The Muslim Brotherhood and Amnesty International have slammed a lengthy jail term handed down to the ousted Egyptian president, Mohamed Morsi, over the arrest and torture of protesters in 2012.
The Brotherhood condemned the verdict in a statement on Tuesday, warning that it would ignite a new revolutionary move.
The movement said “this illegitimate verdict that was forced through by the illegitimate authorities in Egypt will not be overlooked by the revolutionaries… Today’s illegitimate verdict will fuel the revolutionaries further to resist military rule in Egypt as they have been resisting over the past 22 months.”
Amr Darrag, a former minister under Morsi and a senior Muslim Brotherhood figure, also criticized the verdict, saying that if the international community does not condemn this “farce”, harsher penalties will follow.
“If, as they expect, the international community would just issue some statements and just watch, I believe they would be encouraged for the coming other cases to give harsher sentences, which I believe would be death sentence,” Darrag stated.
He also said that Tuesday's verdict was “scripted and controlled by the government.”
Hassiba Hadj Sahraoui, deputy Middle East and North Africa director at Amnesty International, also condemned the prison sentence on Tuesday, saying the “verdict shatters any remaining illusion of independence and impartiality in Egypt's criminal justice system.”
“Any semblance of a fair trial was jeopardized from the outset by a string of irregularities in the judicial process and his arbitrary, incommunicado detention.”
Earlier in the day, an Egyptian court sentenced Morsi to 20 years in prison over ordering the arrest and torture of demonstrators outside his presidential palace in December 2012, when clashes erupted after he issued a controversial constitutional declaration in November of the same year to expand his powers.
The verdict, the first ruling against the North African country’s first elected president, was issued by the Cairo Criminal Court on Tuesday as Morsi and other defendants, mostly leaders from the banned Muslim Brotherhood movement, stood trial in a courtroom at Egypt's national police academy.

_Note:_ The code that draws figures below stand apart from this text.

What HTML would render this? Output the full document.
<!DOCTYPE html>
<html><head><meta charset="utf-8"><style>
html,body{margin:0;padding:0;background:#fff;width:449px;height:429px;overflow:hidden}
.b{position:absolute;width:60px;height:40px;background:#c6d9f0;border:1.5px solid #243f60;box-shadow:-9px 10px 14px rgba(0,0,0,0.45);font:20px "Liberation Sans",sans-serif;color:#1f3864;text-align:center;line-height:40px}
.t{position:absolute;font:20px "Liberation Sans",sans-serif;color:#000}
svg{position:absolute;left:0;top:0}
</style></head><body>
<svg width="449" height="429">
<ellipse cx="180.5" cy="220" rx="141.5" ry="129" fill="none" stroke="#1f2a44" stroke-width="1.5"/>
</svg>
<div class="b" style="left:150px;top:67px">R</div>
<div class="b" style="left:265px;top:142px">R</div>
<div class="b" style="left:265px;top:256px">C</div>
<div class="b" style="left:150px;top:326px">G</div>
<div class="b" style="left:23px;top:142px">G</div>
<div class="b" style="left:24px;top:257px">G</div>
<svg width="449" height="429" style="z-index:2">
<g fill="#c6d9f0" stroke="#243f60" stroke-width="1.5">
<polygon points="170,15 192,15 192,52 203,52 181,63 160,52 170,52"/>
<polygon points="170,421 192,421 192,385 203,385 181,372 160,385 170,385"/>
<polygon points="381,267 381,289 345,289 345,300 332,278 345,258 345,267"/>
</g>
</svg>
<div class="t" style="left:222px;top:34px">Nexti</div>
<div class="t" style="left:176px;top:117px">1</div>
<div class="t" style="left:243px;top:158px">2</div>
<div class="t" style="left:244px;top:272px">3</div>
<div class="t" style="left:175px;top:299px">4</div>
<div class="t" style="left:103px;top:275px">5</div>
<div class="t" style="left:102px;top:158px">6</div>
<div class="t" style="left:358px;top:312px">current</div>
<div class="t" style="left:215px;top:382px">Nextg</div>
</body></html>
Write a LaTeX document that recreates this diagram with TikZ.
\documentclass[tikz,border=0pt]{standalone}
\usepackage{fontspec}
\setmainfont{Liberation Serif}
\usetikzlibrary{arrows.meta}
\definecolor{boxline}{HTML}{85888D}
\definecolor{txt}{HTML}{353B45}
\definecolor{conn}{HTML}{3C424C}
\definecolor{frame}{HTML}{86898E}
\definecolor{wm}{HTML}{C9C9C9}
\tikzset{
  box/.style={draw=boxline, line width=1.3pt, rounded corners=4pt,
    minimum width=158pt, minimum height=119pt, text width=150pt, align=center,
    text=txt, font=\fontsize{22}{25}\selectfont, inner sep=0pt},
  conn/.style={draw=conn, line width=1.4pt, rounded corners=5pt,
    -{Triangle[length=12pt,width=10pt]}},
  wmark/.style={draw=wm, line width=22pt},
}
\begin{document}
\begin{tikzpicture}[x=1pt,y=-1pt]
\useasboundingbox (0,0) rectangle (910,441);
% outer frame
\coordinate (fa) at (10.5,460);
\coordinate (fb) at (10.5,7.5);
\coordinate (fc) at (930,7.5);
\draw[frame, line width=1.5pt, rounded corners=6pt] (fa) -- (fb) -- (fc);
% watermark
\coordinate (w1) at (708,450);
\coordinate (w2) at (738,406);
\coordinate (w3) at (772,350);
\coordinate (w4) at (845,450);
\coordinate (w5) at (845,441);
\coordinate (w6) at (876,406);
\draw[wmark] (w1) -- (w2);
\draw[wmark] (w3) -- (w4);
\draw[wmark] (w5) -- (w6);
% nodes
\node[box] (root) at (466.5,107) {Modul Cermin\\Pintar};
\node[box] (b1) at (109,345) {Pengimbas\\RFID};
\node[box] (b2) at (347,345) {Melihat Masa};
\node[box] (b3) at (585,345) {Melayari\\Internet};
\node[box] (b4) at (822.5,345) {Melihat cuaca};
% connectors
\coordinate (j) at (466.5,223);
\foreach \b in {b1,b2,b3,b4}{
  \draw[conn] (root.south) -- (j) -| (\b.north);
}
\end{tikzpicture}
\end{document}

The court, however, acquitted the defendants of charges of inciting murder in the deaths of a journalist and two protesters during the December clashes in Cairo.

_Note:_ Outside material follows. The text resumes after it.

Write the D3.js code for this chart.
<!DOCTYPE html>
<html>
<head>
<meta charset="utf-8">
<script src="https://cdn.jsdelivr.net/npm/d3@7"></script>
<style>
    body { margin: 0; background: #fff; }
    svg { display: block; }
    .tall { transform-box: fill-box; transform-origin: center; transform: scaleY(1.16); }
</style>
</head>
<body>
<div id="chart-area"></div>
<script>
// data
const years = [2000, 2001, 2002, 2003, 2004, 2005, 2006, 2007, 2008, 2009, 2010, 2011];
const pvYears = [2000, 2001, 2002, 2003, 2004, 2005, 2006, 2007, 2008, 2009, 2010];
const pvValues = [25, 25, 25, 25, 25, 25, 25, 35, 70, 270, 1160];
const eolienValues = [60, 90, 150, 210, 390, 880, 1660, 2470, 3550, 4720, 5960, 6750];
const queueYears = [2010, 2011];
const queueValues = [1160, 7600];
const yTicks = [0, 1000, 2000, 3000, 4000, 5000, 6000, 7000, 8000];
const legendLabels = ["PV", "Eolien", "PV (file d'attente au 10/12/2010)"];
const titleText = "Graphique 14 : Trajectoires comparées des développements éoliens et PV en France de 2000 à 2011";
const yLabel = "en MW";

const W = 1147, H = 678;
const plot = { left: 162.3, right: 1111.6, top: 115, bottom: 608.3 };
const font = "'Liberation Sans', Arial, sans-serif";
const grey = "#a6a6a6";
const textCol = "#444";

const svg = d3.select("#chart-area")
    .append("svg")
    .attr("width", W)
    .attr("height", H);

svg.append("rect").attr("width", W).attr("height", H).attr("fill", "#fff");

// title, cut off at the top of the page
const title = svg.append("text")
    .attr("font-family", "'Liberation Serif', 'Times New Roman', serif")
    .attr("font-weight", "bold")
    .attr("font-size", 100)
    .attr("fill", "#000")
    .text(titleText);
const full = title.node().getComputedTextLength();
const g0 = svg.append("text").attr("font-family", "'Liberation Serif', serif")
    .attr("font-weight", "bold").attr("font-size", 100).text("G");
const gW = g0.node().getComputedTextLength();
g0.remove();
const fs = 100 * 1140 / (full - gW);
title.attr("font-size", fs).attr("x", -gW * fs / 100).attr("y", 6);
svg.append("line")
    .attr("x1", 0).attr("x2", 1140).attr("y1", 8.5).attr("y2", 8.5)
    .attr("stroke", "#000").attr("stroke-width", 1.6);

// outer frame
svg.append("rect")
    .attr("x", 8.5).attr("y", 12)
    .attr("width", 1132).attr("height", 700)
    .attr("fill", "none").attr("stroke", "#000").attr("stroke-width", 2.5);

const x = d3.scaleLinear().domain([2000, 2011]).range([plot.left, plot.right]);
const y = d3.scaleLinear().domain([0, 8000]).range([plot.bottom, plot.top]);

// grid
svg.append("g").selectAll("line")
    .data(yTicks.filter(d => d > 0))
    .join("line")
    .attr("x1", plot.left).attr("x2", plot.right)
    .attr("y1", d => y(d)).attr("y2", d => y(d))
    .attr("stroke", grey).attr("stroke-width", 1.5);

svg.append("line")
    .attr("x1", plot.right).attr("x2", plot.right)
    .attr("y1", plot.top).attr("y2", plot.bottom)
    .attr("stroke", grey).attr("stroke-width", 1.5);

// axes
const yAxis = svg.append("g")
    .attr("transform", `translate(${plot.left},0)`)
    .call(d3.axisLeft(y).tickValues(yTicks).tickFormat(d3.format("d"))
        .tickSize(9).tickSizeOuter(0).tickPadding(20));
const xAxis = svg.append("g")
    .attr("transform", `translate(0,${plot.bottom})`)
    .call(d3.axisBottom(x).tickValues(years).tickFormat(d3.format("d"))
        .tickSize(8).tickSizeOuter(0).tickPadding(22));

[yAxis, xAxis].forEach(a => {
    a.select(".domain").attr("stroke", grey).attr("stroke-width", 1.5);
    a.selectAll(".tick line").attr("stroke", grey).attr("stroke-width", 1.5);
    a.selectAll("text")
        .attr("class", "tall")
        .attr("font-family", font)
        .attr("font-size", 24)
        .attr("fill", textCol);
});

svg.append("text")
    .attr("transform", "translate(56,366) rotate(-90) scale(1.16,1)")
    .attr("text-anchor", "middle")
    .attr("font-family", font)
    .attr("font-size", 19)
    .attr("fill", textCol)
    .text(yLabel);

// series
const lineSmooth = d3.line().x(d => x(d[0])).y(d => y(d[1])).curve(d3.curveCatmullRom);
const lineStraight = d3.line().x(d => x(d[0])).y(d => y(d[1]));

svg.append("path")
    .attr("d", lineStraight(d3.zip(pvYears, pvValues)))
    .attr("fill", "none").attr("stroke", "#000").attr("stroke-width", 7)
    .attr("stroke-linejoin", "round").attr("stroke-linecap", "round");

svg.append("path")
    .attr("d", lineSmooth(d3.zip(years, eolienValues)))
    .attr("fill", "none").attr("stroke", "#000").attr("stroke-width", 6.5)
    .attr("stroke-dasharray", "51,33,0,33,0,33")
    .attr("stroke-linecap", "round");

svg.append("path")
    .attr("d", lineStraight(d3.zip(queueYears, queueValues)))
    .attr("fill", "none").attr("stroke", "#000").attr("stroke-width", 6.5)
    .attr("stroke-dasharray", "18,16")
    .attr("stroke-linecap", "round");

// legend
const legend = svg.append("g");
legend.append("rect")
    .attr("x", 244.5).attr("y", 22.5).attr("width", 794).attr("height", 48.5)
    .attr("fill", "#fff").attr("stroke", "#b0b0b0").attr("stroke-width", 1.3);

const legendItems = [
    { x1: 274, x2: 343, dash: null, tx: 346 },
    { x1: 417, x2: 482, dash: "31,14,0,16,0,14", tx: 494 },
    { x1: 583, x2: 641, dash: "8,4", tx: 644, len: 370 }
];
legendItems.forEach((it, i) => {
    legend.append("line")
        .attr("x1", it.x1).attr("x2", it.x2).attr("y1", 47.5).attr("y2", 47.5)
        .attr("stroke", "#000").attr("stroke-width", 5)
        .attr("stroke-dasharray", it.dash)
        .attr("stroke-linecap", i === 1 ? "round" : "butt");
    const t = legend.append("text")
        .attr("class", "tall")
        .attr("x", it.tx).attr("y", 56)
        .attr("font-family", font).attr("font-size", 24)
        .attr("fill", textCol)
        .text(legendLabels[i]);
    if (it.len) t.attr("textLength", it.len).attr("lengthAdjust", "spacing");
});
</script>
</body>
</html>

Twelve Muslim Brotherhood leaders and supporters, including Mohamed el-Beltagy and Essam el-Erian, also received the same sentence as Morsi.
Hundreds of Muslim Brotherhood members and supporters have faced mass trials following the military ouster of Morsi in 2013.
In July 2013, Morsi, the country’s first democratically-elected president, was ousted in a military coup led by the former head of the armed forces and the current President Abdel Fattah el-Sisi.
The Egyptian government has been cracking down on any opposition since Morsi was ousted.